**Given data**
^^^^^^^^^^^^^^^^

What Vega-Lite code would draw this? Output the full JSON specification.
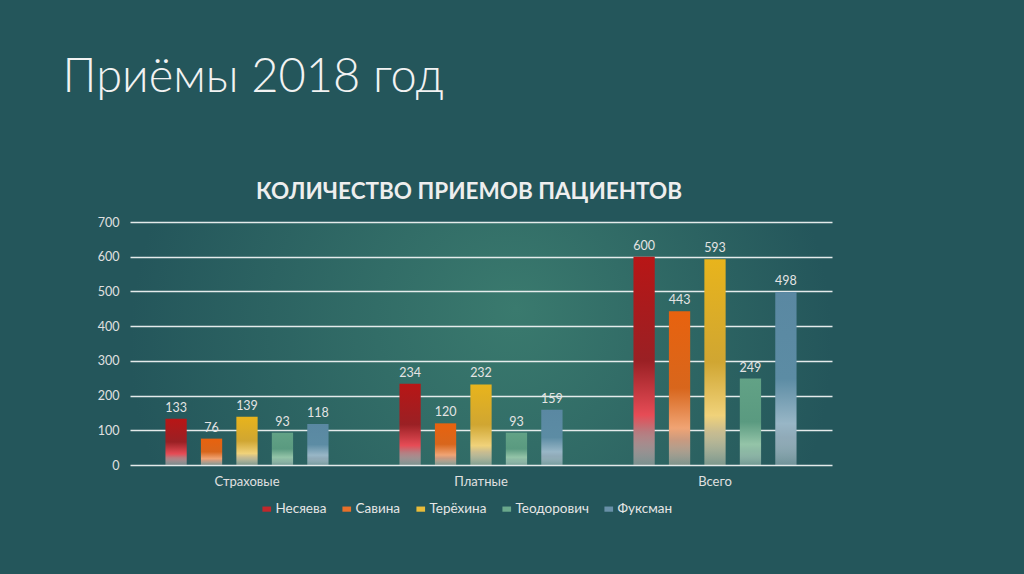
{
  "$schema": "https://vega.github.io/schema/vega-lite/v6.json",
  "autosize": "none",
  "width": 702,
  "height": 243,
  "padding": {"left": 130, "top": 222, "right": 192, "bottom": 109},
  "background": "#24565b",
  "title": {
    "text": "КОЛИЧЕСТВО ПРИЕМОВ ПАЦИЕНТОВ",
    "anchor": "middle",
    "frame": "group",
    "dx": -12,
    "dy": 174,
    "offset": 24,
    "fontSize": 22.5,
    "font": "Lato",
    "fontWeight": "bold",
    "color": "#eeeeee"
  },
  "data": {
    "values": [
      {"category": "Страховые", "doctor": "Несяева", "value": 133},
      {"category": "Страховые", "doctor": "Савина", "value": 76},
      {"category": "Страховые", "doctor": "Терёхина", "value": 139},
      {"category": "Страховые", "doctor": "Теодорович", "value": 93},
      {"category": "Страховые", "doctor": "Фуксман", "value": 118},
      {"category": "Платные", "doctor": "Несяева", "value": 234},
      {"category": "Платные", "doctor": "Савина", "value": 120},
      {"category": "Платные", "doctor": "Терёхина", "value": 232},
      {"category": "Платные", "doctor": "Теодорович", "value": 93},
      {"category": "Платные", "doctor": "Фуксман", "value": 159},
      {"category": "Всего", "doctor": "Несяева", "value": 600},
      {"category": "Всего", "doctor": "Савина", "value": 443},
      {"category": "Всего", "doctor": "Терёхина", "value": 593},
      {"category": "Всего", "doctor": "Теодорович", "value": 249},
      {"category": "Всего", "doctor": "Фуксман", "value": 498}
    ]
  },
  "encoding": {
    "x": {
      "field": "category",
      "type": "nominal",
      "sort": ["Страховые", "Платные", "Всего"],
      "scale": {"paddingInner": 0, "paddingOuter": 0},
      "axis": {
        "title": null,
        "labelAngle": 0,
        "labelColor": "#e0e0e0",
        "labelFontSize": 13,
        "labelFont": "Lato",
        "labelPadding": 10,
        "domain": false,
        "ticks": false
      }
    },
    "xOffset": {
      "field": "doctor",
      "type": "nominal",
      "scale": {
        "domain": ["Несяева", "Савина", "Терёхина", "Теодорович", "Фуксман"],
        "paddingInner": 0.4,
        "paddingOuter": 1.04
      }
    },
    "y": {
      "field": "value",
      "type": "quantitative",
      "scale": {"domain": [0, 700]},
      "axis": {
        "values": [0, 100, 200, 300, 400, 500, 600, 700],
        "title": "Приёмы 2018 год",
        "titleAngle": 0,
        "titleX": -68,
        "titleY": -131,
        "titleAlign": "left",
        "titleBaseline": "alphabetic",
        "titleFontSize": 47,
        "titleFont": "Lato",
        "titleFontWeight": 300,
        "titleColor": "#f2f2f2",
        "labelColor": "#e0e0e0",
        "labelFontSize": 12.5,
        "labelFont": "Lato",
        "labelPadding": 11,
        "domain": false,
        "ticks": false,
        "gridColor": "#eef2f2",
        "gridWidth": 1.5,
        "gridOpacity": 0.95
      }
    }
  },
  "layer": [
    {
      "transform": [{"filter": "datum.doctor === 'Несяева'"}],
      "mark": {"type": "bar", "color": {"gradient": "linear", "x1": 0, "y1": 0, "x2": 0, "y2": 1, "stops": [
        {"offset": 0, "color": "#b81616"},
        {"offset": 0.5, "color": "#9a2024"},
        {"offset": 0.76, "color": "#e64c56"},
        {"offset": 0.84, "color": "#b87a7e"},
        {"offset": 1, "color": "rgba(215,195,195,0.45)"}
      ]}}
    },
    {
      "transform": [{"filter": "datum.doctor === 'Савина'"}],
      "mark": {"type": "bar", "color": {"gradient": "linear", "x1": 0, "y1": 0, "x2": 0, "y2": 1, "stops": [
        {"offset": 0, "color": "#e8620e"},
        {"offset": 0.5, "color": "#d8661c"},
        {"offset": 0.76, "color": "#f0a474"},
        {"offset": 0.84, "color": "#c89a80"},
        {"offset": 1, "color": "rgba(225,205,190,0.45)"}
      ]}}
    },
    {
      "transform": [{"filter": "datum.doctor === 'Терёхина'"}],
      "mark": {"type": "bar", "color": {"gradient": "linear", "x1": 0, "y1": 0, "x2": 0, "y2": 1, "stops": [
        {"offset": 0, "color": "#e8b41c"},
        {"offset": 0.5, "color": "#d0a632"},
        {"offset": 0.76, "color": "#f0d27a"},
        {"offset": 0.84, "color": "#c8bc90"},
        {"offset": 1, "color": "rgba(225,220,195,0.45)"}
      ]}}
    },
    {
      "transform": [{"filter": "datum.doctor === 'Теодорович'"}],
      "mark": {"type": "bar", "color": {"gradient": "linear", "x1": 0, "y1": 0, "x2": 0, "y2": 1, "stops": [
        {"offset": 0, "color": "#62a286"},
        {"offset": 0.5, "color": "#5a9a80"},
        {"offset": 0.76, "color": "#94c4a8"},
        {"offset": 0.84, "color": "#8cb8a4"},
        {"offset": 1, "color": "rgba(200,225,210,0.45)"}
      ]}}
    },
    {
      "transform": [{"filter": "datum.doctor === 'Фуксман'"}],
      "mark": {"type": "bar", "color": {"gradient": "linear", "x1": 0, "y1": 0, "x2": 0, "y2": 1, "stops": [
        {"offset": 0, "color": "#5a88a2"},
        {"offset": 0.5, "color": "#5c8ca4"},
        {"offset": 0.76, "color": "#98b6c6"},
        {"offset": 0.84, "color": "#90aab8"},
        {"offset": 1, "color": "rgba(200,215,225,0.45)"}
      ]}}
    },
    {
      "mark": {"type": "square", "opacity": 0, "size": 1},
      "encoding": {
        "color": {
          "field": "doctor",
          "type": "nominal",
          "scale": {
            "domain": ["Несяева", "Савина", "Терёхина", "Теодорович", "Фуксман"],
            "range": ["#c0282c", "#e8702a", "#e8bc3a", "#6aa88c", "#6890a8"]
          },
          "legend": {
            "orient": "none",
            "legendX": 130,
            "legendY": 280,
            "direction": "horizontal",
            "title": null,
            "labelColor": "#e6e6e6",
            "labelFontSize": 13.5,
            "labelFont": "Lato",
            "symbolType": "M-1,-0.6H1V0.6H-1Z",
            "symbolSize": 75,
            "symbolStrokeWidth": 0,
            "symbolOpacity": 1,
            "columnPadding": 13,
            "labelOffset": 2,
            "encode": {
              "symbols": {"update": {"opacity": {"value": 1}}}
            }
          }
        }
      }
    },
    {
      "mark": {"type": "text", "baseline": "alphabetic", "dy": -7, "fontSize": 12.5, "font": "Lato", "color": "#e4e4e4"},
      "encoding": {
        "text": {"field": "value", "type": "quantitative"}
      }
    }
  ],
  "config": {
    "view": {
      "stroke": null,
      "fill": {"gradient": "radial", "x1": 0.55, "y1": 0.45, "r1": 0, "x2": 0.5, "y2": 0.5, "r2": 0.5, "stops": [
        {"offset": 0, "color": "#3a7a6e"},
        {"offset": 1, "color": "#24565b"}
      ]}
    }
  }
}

^^^^^^^^^^^^^^^^

**Problem details**
Copy the material above exactly and drop the pictures.

**Solution**
What Vega-Lite code would draw this? Output the full JSON specification.
{
  "$schema": "https://vega.github.io/schema/vega-lite/v6.json",
  "autosize": "none",
  "width": 702,
  "height": 243,
  "padding": {"left": 130, "top": 222, "right": 192, "bottom": 109},
  "background": "#24565b",
  "title": {
    "text": "КОЛИЧЕСТВО ПРИЕМОВ ПАЦИЕНТОВ",
    "anchor": "middle",
    "frame": "group",
    "dx": -12,
    "dy": 174,
    "offset": 24,
    "fontSize": 22.5,
    "font": "Lato",
    "fontWeight": "bold",
    "color": "#eeeeee"
  },
  "data": {
    "values": [
      {"category": "Страховые", "doctor": "Несяева", "value": 133},
      {"category": "Страховые", "doctor": "Савина", "value": 76},
      {"category": "Страховые", "doctor": "Терёхина", "value": 139},
      {"category": "Страховые", "doctor": "Теодорович", "value": 93},
      {"category": "Страховые", "doctor": "Фуксман", "value": 118},
      {"category": "Платные", "doctor": "Несяева", "value": 234},
      {"category": "Платные", "doctor": "Савина", "value": 120},
      {"category": "Платные", "doctor": "Терёхина", "value": 232},
      {"category": "Платные", "doctor": "Теодорович", "value": 93},
      {"category": "Платные", "doctor": "Фуксман", "value": 159},
      {"category": "Всего", "doctor": "Несяева", "value": 600},
      {"category": "Всего", "doctor": "Савина", "value": 443},
      {"category": "Всего", "doctor": "Терёхина", "value": 593},
      {"category": "Всего", "doctor": "Теодорович", "value": 249},
      {"category": "Всего", "doctor": "Фуксман", "value": 498}
    ]
  },
  "encoding": {
    "x": {
      "field": "category",
      "type": "nominal",
      "sort": ["Страховые", "Платные", "Всего"],
      "scale": {"paddingInner": 0, "paddingOuter": 0},
      "axis": {
        "title": null,
        "labelAngle": 0,
        "labelColor": "#e0e0e0",
        "labelFontSize": 13,
        "labelFont": "Lato",
        "labelPadding": 10,
        "domain": false,
        "ticks": false
      }
    },
    "xOffset": {
      "field": "doctor",
      "type": "nominal",
      "scale": {
        "domain": ["Несяева", "Савина", "Терёхина", "Теодорович", "Фуксман"],
        "paddingInner": 0.4,
        "paddingOuter": 1.04
      }
    },
    "y": {
      "field": "value",
      "type": "quantitative",
      "scale": {"domain": [0, 700]},
      "axis": {
        "values": [0, 100, 200, 300, 400, 500, 600, 700],
        "title": "Приёмы 2018 год",
        "titleAngle": 0,
        "titleX": -68,
        "titleY": -131,
        "titleAlign": "left",
        "titleBaseline": "alphabetic",
        "titleFontSize": 47,
        "titleFont": "Lato",
        "titleFontWeight": 300,
        "titleColor": "#f2f2f2",
        "labelColor": "#e0e0e0",
        "labelFontSize": 12.5,
        "labelFont": "Lato",
        "labelPadding": 11,
        "domain": false,
        "ticks": false,
        "gridColor": "#eef2f2",
        "gridWidth": 1.5,
        "gridOpacity": 0.95
      }
    }
  },
  "layer": [
    {
      "transform": [{"filter": "datum.doctor === 'Несяева'"}],
      "mark": {"type": "bar", "color": {"gradient": "linear", "x1": 0, "y1": 0, "x2": 0, "y2": 1, "stops": [
        {"offset": 0, "color": "#b81616"},
        {"offset": 0.5, "color": "#9a2024"},
        {"offset": 0.76, "color": "#e64c56"},
        {"offset": 0.84, "color": "#b87a7e"},
        {"offset": 1, "color": "rgba(215,195,195,0.45)"}
      ]}}
    },
    {
      "transform": [{"filter": "datum.doctor === 'Савина'"}],
      "mark": {"type": "bar", "color": {"gradient": "linear", "x1": 0, "y1": 0, "x2": 0, "y2": 1, "stops": [
        {"offset": 0, "color": "#e8620e"},
        {"offset": 0.5, "color": "#d8661c"},
        {"offset": 0.76, "color": "#f0a474"},
        {"offset": 0.84, "color": "#c89a80"},
        {"offset": 1, "color": "rgba(225,205,190,0.45)"}
      ]}}
    },
    {
      "transform": [{"filter": "datum.doctor === 'Терёхина'"}],
      "mark": {"type": "bar", "color": {"gradient": "linear", "x1": 0, "y1": 0, "x2": 0, "y2": 1, "stops": [
        {"offset": 0, "color": "#e8b41c"},
        {"offset": 0.5, "color": "#d0a632"},
        {"offset": 0.76, "color": "#f0d27a"},
        {"offset": 0.84, "color": "#c8bc90"},
        {"offset": 1, "color": "rgba(225,220,195,0.45)"}
      ]}}
    },
    {
      "transform": [{"filter": "datum.doctor === 'Теодорович'"}],
      "mark": {"type": "bar", "color": {"gradient": "linear", "x1": 0, "y1": 0, "x2": 0, "y2": 1, "stops": [
        {"offset": 0, "color": "#62a286"},
        {"offset": 0.5, "color": "#5a9a80"},
        {"offset": 0.76, "color": "#94c4a8"},
        {"offset": 0.84, "color": "#8cb8a4"},
        {"offset": 1, "color": "rgba(200,225,210,0.45)"}
      ]}}
    },
    {
      "transform": [{"filter": "datum.doctor === 'Фуксман'"}],
      "mark": {"type": "bar", "color": {"gradient": "linear", "x1": 0, "y1": 0, "x2": 0, "y2": 1, "stops": [
        {"offset": 0, "color": "#5a88a2"},
        {"offset": 0.5, "color": "#5c8ca4"},
        {"offset": 0.76, "color": "#98b6c6"},
        {"offset": 0.84, "color": "#90aab8"},
        {"offset": 1, "color": "rgba(200,215,225,0.45)"}
      ]}}
    },
    {
      "mark": {"type": "square", "opacity": 0, "size": 1},
      "encoding": {
        "color": {
          "field": "doctor",
          "type": "nominal",
          "scale": {
            "domain": ["Несяева", "Савина", "Терёхина", "Теодорович", "Фуксман"],
            "range": ["#c0282c", "#e8702a", "#e8bc3a", "#6aa88c", "#6890a8"]
          },
          "legend": {
            "orient": "none",
            "legendX": 130,
            "legendY": 280,
            "direction": "horizontal",
            "title": null,
            "labelColor": "#e6e6e6",
            "labelFontSize": 13.5,
            "labelFont": "Lato",
            "symbolType": "M-1,-0.6H1V0.6H-1Z",
            "symbolSize": 75,
            "symbolStrokeWidth": 0,
            "symbolOpacity": 1,
            "columnPadding": 13,
            "labelOffset": 2,
            "encode": {
              "symbols": {"update": {"opacity": {"value": 1}}}
            }
          }
        }
      }
    },
    {
      "mark": {"type": "text", "baseline": "alphabetic", "dy": -7, "fontSize": 12.5, "font": "Lato", "color": "#e4e4e4"},
      "encoding": {
        "text": {"field": "value", "type": "quantitative"}
      }
    }
  ],
  "config": {
    "view": {
      "stroke": null,
      "fill": {"gradient": "radial", "x1": 0.55, "y1": 0.45, "r1": 0, "x2": 0.5, "y2": 0.5, "r2": 0.5, "stops": [
        {"offset": 0, "color": "#3a7a6e"},
        {"offset": 1, "color": "#24565b"}
      ]}
    }
  }
}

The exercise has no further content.